— TASK INSTRUCTIONS —
It is required that the lines from the top of the listing through the line with "from matplotlib.lines import Line2D" be reproduced exactly, excluding pictures.
((
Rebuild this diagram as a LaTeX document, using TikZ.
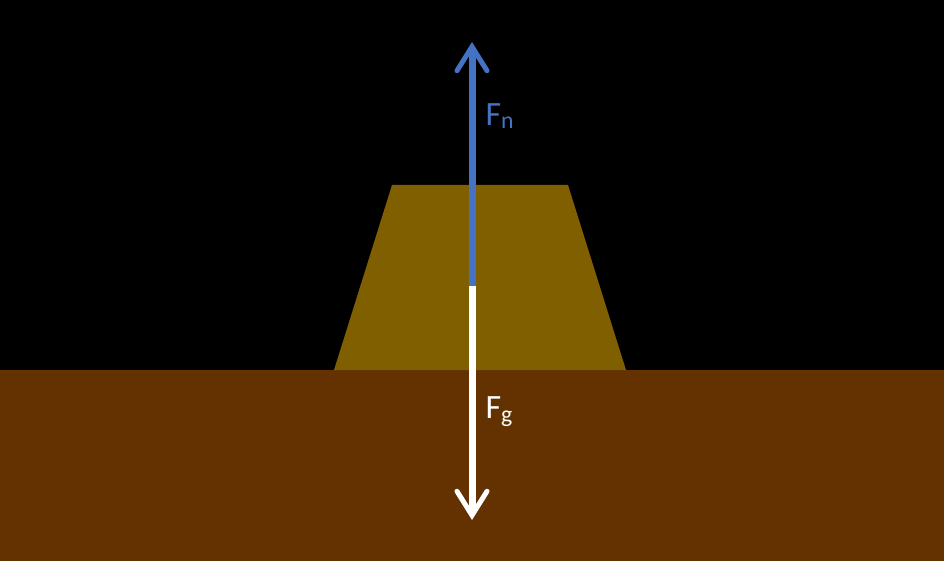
\documentclass[tikz,border=0pt]{standalone}
\usepackage{fontspec}
\setmainfont{Carlito}
\usetikzlibrary{arrows.meta}
\definecolor{ground}{HTML}{633200}
\definecolor{block}{HTML}{7F5F00}
\definecolor{fblue}{HTML}{4472C4}
\tikzset{force/.style={line width=7pt,-{Straight Barb[length=24pt,width=30pt,line cap=round,line width=5pt]}},
lab/.style={anchor=west,font=\fontsize{34}{40}\selectfont}}
\begin{document}
\begin{tikzpicture}[x=1pt,y=-1pt]
\useasboundingbox (0,0) rectangle (944,561);
\fill[black] (0,0) rectangle (944,561);
\fill[ground] (0,370) rectangle (944,561);
\fill[block] (392,185) -- (568,185) -- (626,370) -- (334,370) -- cycle;
\coordinate (c) at (472,286);
\coordinate (up) at (472,42);
\coordinate (dn) at (472,520);
\draw[force,white] (c) -- (dn);
\draw[force,fblue] (c) -- (up);
\node[lab,text=fblue] (fn) at (482,116) {F\textsubscript{n}};
\node[lab,text=white] (fg) at (482,412) {F\textsubscript{g}};
\end{tikzpicture}
\end{document}
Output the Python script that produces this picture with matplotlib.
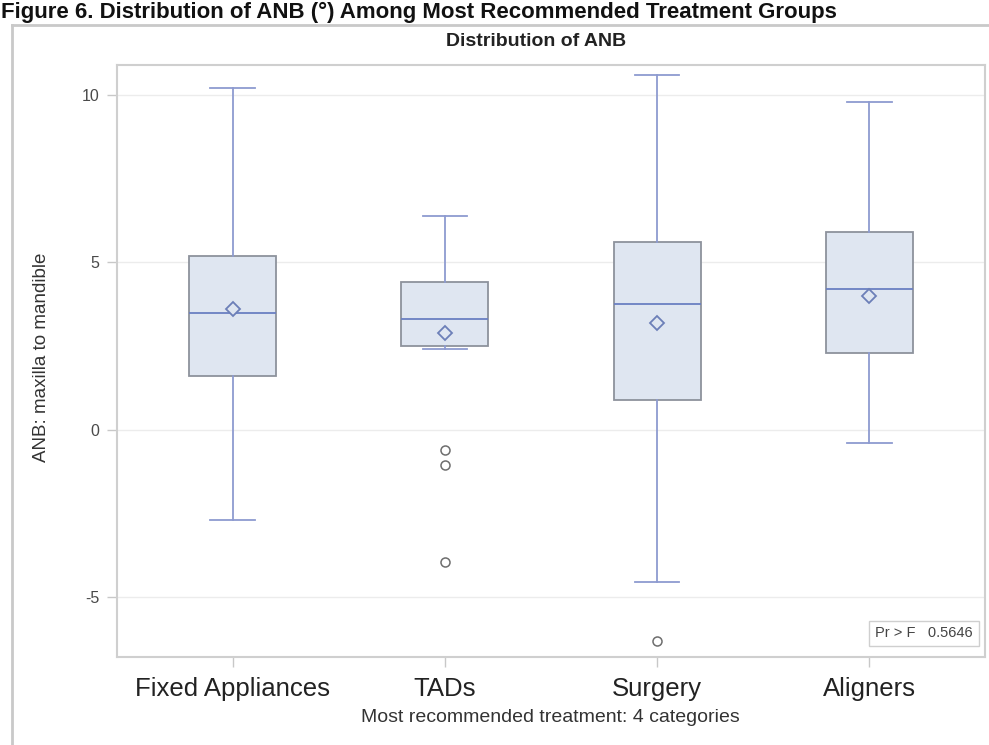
import matplotlib
matplotlib.use("Agg")
import matplotlib.pyplot as plt
from matplotlib.lines import Line2D

plt.rcParams['font.family'] = ['Liberation Sans', 'DejaVu Sans']

# Box-plot summary statistics per treatment group (ANB, degrees)
categories = ["Fixed Appliances", "TADs", "Surgery", "Aligners"]
whisker_low = [-2.7, 2.42, -4.55, -0.4]
q1 = [1.6, 2.5, 0.9, 2.3]
median = [3.5, 3.3, 3.75, 4.2]
mean = [3.6, 2.9, 3.2, 4.0]
q3 = [5.2, 4.43, 5.6, 5.9]
whisker_high = [10.2, 6.4, 10.6, 9.8]
outliers = [[], [-0.6, -1.05, -3.95], [-6.3], []]
y_ticks = [-5, 0, 5, 10]
p_value = 0.5646

W, H = 989, 745
fig = plt.figure(figsize=(W / 100, H / 100), dpi=100)

def px(x, y):
    return x / W, 1 - y / H

# outer frame of the embedded graph
frame_col = "#c9c9c9"
fig.add_artist(Line2D([12 / W, 12 / W], [0, 1 - 25 / H], transform=fig.transFigure,
                      color=frame_col, lw=2))
fig.add_artist(Line2D([12 / W, 1], [1 - 25 / H, 1 - 25 / H], transform=fig.transFigure,
                      color=frame_col, lw=2))

# document caption
fig.text(*px(1, 18), "Figure 6. Distribution of ANB (°) Among Most Recommended Treatment Groups",
         ha="left", va="baseline", fontsize=16, fontweight="bold", color="#111111")

left, right, top, bottom = 117, 985, 65, 657
ax = fig.add_axes([left / W, 1 - bottom / H, (right - left) / W, (bottom - top) / H])

stats = []
for i, name in enumerate(categories):
    stats.append(dict(label=name, whislo=whisker_low[i], q1=q1[i], med=median[i],
                      mean=mean[i], q3=q3[i], whishi=whisker_high[i], fliers=outliers[i]))

positions = list(range(len(categories)))
ax.bxp(stats, positions=positions, widths=0.41, patch_artist=True, showmeans=True,
       capwidths=0.21,
       boxprops=dict(facecolor="#dfe6f1", edgecolor="#8d929c", linewidth=1.3),
       medianprops=dict(color="#6a7fc2", linewidth=1.3),
       whiskerprops=dict(color="#8e9bd0", linewidth=1.3),
       capprops=dict(color="#8e9bd0", linewidth=1.3),
       meanprops=dict(marker="D", markersize=7.5, markerfacecolor="#dfe6f1",
                      markeredgecolor="#6c7fb8", markeredgewidth=1.3),
       flierprops=dict(marker="o", markersize=6.5, markerfacecolor="none",
                       markeredgecolor="#6e6e6e", markeredgewidth=1.1))

ax.set_xlim(-0.545, 3.545)
ax.set_ylim(-6.79, 10.90)
ax.set_yticks(y_ticks)
ax.set_yticklabels([str(t) for t in y_ticks], fontsize=11.5, color="#4a4a4a")
ax.set_xticks(positions)
ax.set_xticklabels(categories, fontsize=18.5, color="#222222")
ax.tick_params(axis="both", color="#c8c8c8", length=7.5, width=1)
ax.tick_params(axis="x", pad=7)
ax.tick_params(axis="y", pad=5)
ax.grid(axis="y", color="#ececec", linewidth=1)
ax.set_axisbelow(True)
for s in ax.spines.values():
    s.set_color("#cfcfcf")
    s.set_linewidth(1.5)

fig.text(*px(550, 718), "Most recommended treatment: 4 categories", ha="center", va="center",
         fontsize=14, color="#333333")
fig.text(*px(42, 357), "ANB: maxilla to mandible", rotation=90, ha="center", va="center",
         fontsize=13.5, color="#333333")
fig.text(*px(536, 42), "Distribution of ANB", ha="center", va="center",
         fontsize=14, fontweight="bold", color="#222222")

# test statistic inset
ax.text(0.986, 0.028, f"Pr > F   {p_value:.4f}", transform=ax.transAxes, ha="right",
        va="bottom", fontsize=10.5, color="#444444",
        bbox=dict(boxstyle="square,pad=0.4", facecolor="white", edgecolor="#cfcfcf",
                  linewidth=1))

fig.savefig("out.png", dpi=100)
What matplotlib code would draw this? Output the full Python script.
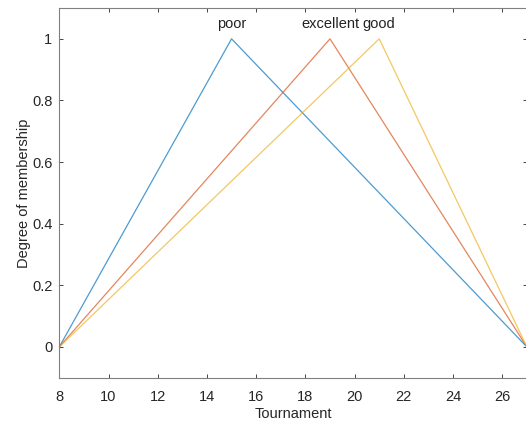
import matplotlib
matplotlib.use("Agg")
import matplotlib.pyplot as plt
import numpy as np

plt.rcParams['font.family'] = ['Liberation Sans', 'DejaVu Sans']

x_range = [8, 27]
names = ["poor", "excellent", "good"]
params = [[8, 15, 27], [8, 19, 27], [8, 21, 27]]
colors = ["#0072BD", "#D95319", "#EDB120"]
xticks = [8, 10, 12, 14, 16, 18, 20, 22, 24, 26]
yticks = [0, 0.2, 0.4, 0.6, 0.8, 1]

fig = plt.figure(figsize=(5.26, 4.23), dpi=100)
ax = fig.add_axes([0.1127, 0.107, 0.889, 0.874])

for name, (a, b, c), col in zip(names, params, colors):
    xs = [a, b, c]
    ys = [0, 1, 0]
    ax.plot(xs, ys, color=col, lw=0.9, alpha=0.7)
    ax.text(b, 1.025, name, ha='center', va='bottom', fontsize=10.5, color='#222222')

ax.set_xlim(x_range)
ax.set_ylim(-0.1, 1.1)
ax.set_xticks(xticks)
ax.set_yticks(yticks)
ax.set_yticklabels(["0", "0.2", "0.4", "0.6", "0.8", "1"])
ax.tick_params(direction='in', top=True, right=True, labelsize=10.5, colors='#262626',
               length=3, width=0.6)
ax.tick_params(axis='x', pad=9)
ax.tick_params(axis='y', pad=5)
for s in ax.spines.values():
    s.set_color('#808080')
    s.set_linewidth(0.8)
ax.set_xlabel("Tournament", fontsize=10.5, color='#262626', labelpad=2)
ax.set_ylabel("Degree of membership", fontsize=10.5, color='#262626', labelpad=1)

fig.savefig("out.png", dpi=100)
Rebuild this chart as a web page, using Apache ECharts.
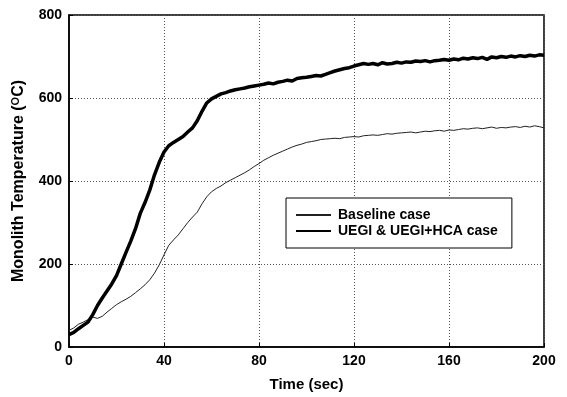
<!DOCTYPE html>
<html>
<head>
<meta charset="utf-8">
<script src="https://cdn.jsdelivr.net/npm/echarts@6/dist/echarts.min.js"></script>
<style>
  html, body { margin: 0; padding: 0; background: #fff; }
  #chart { width: 567px; height: 397px; }
</style>
</head>
<body>
<div id="chart"></div>
<script>
// Sample times (s)
const timeSec = [
  0, 2, 4, 6, 8, 10, 12, 14, 16, 18, 20, 22, 24, 26, 28, 30, 32, 34, 36, 38,
  40, 42, 44, 46, 48, 50, 52, 54, 56, 58, 60, 62, 64, 66, 68, 70, 72, 74, 76, 78,
  80, 82, 84, 86, 88, 90, 92, 94, 96, 98, 100, 102, 104, 106, 108, 110, 112, 114, 116, 118,
  120, 122, 124, 126, 128, 130, 132, 134, 136, 138, 140, 142, 144, 146, 148, 150, 152, 154, 156, 158,
  160, 162, 164, 166, 168, 170, 172, 174, 176, 178, 180, 182, 184, 186, 188, 190, 192, 194, 196, 198, 200
];

// Monolith temperature, baseline case (°C)
const baselineTemp = [
  40, 46, 55, 60, 66, 72, 69, 74, 84, 93,
  102, 109, 115, 122, 131, 140, 150, 162, 178, 198,
  222, 245, 258, 270, 285, 300, 313, 325, 345, 362,
  374, 382, 388, 396, 402, 408, 414, 420, 427, 435,
  442, 450, 456, 462, 467, 472, 477, 482, 486, 489,
  493, 495, 497, 500, 501, 502, 503, 502, 505, 506,
  507, 506, 509, 510, 511, 510, 512, 514, 513, 515,
  516, 517, 518, 516, 518, 520, 519, 521, 522, 520,
  523, 522, 524, 526, 525, 527, 528, 526, 528, 530,
  527, 529, 528, 530, 531, 529, 532, 530, 533, 531,
  528
];

// Monolith temperature, UEGI & UEGI+HCA case (°C)
const uegiTemp = [
  30, 35, 44, 52, 60, 78, 100, 118, 135, 152,
  172, 200, 228, 255, 285, 322, 348, 378, 415, 445,
  470, 485, 493, 500, 507, 518, 528, 545, 568, 588,
  598, 604, 610, 613, 617, 620, 622, 624, 627, 629,
  631, 633, 636, 634, 638, 640, 643, 641, 647, 649,
  650, 652, 654, 653, 657, 661, 665, 668, 671, 673,
  677, 680, 683, 681, 683, 680, 685, 682, 683, 686,
  684, 687, 686, 689, 688, 690, 687, 690, 691, 693,
  691, 694, 692, 696, 694, 697, 695, 698, 693, 699,
  697, 700, 698, 701, 699, 702, 700, 703, 701, 704,
  703
];

const seriesNames = ['Baseline case', 'UEGI & UEGI+HCA case'];
const xTicks = [0, 40, 80, 120, 160, 200];
const yTicks = [0, 200, 400, 600, 800];

const FONT = "'Liberation Sans', Arial, sans-serif";
const toPairs = (ys) => timeSec.map((t, i) => [t, ys[i]]);

const chart = echarts.init(document.getElementById('chart'), null, { renderer: 'canvas' });

const gridLine = { show: true, lineStyle: { color: '#555', width: 1, type: [1, 2] } };

chart.setOption({
  backgroundColor: '#fff',
  animation: false,
  grid: {
    left: 69, right: 23, top: 15, bottom: 50,
    show: true, borderColor: '#000', borderWidth: 1.5, backgroundColor: 'transparent'
  },
  legend: {
    orient: 'vertical',
    left: 286, top: 198,
    data: seriesNames,
    itemWidth: 35, itemHeight: 14, itemGap: 2,
    padding: [10, 14, 10, 9],
    borderColor: '#000', borderWidth: 1,
    backgroundColor: '#fff',
    itemStyle: { opacity: 0 },
    textStyle: { fontFamily: FONT, fontWeight: 'bold', fontSize: 14, color: '#000', padding: [0, 0, 0, 2] }
  },
  xAxis: {
    type: 'value',
    min: xTicks[0], max: xTicks[xTicks.length - 1], interval: 40,
    name: 'Time (sec)',
    nameLocation: 'middle', nameGap: 30,
    nameTextStyle: { fontFamily: FONT, fontWeight: 'bold', fontSize: 15, color: '#000' },
    axisLine: { show: true, lineStyle: { color: '#000', width: 1.5 } },
    axisTick: { show: true, inside: true, length: 4, lineStyle: { color: '#000' } },
    axisLabel: { fontFamily: FONT, fontWeight: 'bold', fontSize: 14, color: '#000', margin: 7 },
    splitLine: gridLine
  },
  yAxis: {
    type: 'value',
    min: yTicks[0], max: yTicks[yTicks.length - 1], interval: 200,
    name: '{t|Monolith Temperature (}{s|O}{t|C)}',
    nameLocation: 'middle', nameGap: 42, nameRotate: 90,
    nameTextStyle: {
      color: '#000',
      rich: {
        t: { fontFamily: FONT, fontWeight: 'bold', fontSize: 16, color: '#000' },
        s: { fontFamily: FONT, fontWeight: 'bold', fontSize: 11, color: '#000', verticalAlign: 'top', padding: [0, 0, 6, 0] }
      }
    },
    axisLine: { show: true, lineStyle: { color: '#000', width: 1.5 } },
    axisTick: { show: true, inside: true, length: 4, lineStyle: { color: '#000' } },
    axisLabel: { fontFamily: FONT, fontWeight: 'bold', fontSize: 14, color: '#000', margin: 7 },
    splitLine: gridLine
  },
  series: [
    {
      name: seriesNames[0],
      type: 'line',
      data: toPairs(baselineTemp),
      symbol: 'none',
      lineStyle: { color: '#222', width: 1 },
      itemStyle: { color: '#222' },
      z: 3
    },
    {
      name: seriesNames[1],
      type: 'line',
      data: toPairs(uegiTemp),
      symbol: 'none',
      lineStyle: { color: '#000', width: 3.5 },
      itemStyle: { color: '#000' },
      z: 4
    }
  ]
});
</script>
</body>
</html>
))
— RESPONSE FOR THIS EXERCISE —
Rebuild this diagram as a LaTeX document, using TikZ.
\documentclass[tikz,border=0pt]{standalone}
\usepackage{fontspec}
\setmainfont{Carlito}
\usetikzlibrary{arrows.meta}
\definecolor{ground}{HTML}{633200}
\definecolor{block}{HTML}{7F5F00}
\definecolor{fblue}{HTML}{4472C4}
\tikzset{force/.style={line width=7pt,-{Straight Barb[length=24pt,width=30pt,line cap=round,line width=5pt]}},
lab/.style={anchor=west,font=\fontsize{34}{40}\selectfont}}
\begin{document}
\begin{tikzpicture}[x=1pt,y=-1pt]
\useasboundingbox (0,0) rectangle (944,561);
\fill[black] (0,0) rectangle (944,561);
\fill[ground] (0,370) rectangle (944,561);
\fill[block] (392,185) -- (568,185) -- (626,370) -- (334,370) -- cycle;
\coordinate (c) at (472,286);
\coordinate (up) at (472,42);
\coordinate (dn) at (472,520);
\draw[force,white] (c) -- (dn);
\draw[force,fblue] (c) -- (up);
\node[lab,text=fblue] (fn) at (482,116) {F\textsubscript{n}};
\node[lab,text=white] (fg) at (482,412) {F\textsubscript{g}};
\end{tikzpicture}
\end{document}
Output the Python script that produces this picture with matplotlib.
import matplotlib
matplotlib.use("Agg")
import matplotlib.pyplot as plt
from matplotlib.lines import Line2D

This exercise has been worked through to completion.